Potentielle Einfallstore werden ständig gefunden, man muß sie nur zu nutzen wissen  

zB zum Lesen:
http://www.heise.de/security/artikel/Tatort-Internet-Alarm-beim-Pizzadienst-1017983.html

mfg chmee


----------



## Dr Dau (28. Januar 2012)

Hallo!

Leider ist es so dass sich Schadsoftware, auch ohne dass der User aktiv werden muss, einschleichen kann.
Z.b. in dem man nichts ahnend irgendwelche Webseiten aufruft.
Dabei muss es sich nichtmal um einschlägige Webseiten handeln, hinter denen ohnehin nur "böse Absichten" stecken.
Nein, auch Webseiten die man eigentlich eher als seriös einstufen würde, können die Ursache allen Übels sein.
So geschehen z.b. im Jahre 2010 bei eBay: http://www.falle-internet.de/de/html/pr_jsmal.php
Aber eBay ist ja noch harmlos, wie wäre es denn mit den Servern des FBI, der CIA, des deutschen Zolls, Banken usw.?
Eigentlich sollte man meinen dass deren Sicherheitsexperten ihr Handwerk verstehen.
Dass dem aber nicht so ist, kann man z.b. hier lesen --> http://www.teltarif.de/hacker-bundespolizei-ermittlungsdaten-zoll-no-name-crew/news/43274.html
Das da die eigene Webseite (sofern vorhanden) nicht sicher sein kann, sollte wohl jedem klar sein.

Mit anderen Worten:
Traue KEINER Webseite, nichtmal Deiner eigenen.
Überlege Dir gut welche Webseiten Du aufrufst.
Schütze Dein System so gut wie es geht.

Nun ist es aber so dass sich das Internet mit einem wirklich sicheren System nicht mehr sinnvoll nutzen lässt.
Z.b. könnte man auf YouTube keine Videos mehr ansehen, da ein im Browser aktiviertes Flash-Plugin grundsätzlich ein Sicherheitsrisiko bedeuten kann.
Selbiges gilt auch für alle anderen Plugins und auch JavaScript.

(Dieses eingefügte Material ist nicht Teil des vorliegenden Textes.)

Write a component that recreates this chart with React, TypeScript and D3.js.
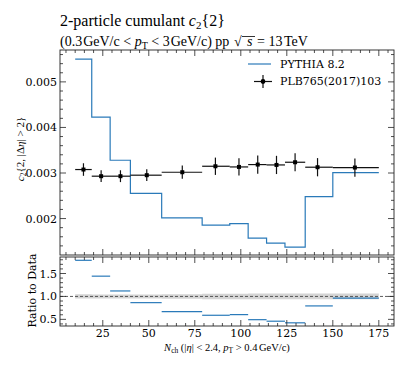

Der beste Schutz wäre der Verzicht auf das Internet (und natürlich auch W-LAN), allerdings wäre ein Verzicht auf das Internet in der heutigen Zeit kaum noch vorstellbar.

Apropos BKA-Trojaner: die nächste Generation befindet sich bereits in der Testphase (diesmal haben sie es auf VoIP abgesehen)

Gruss Dr Dau


----------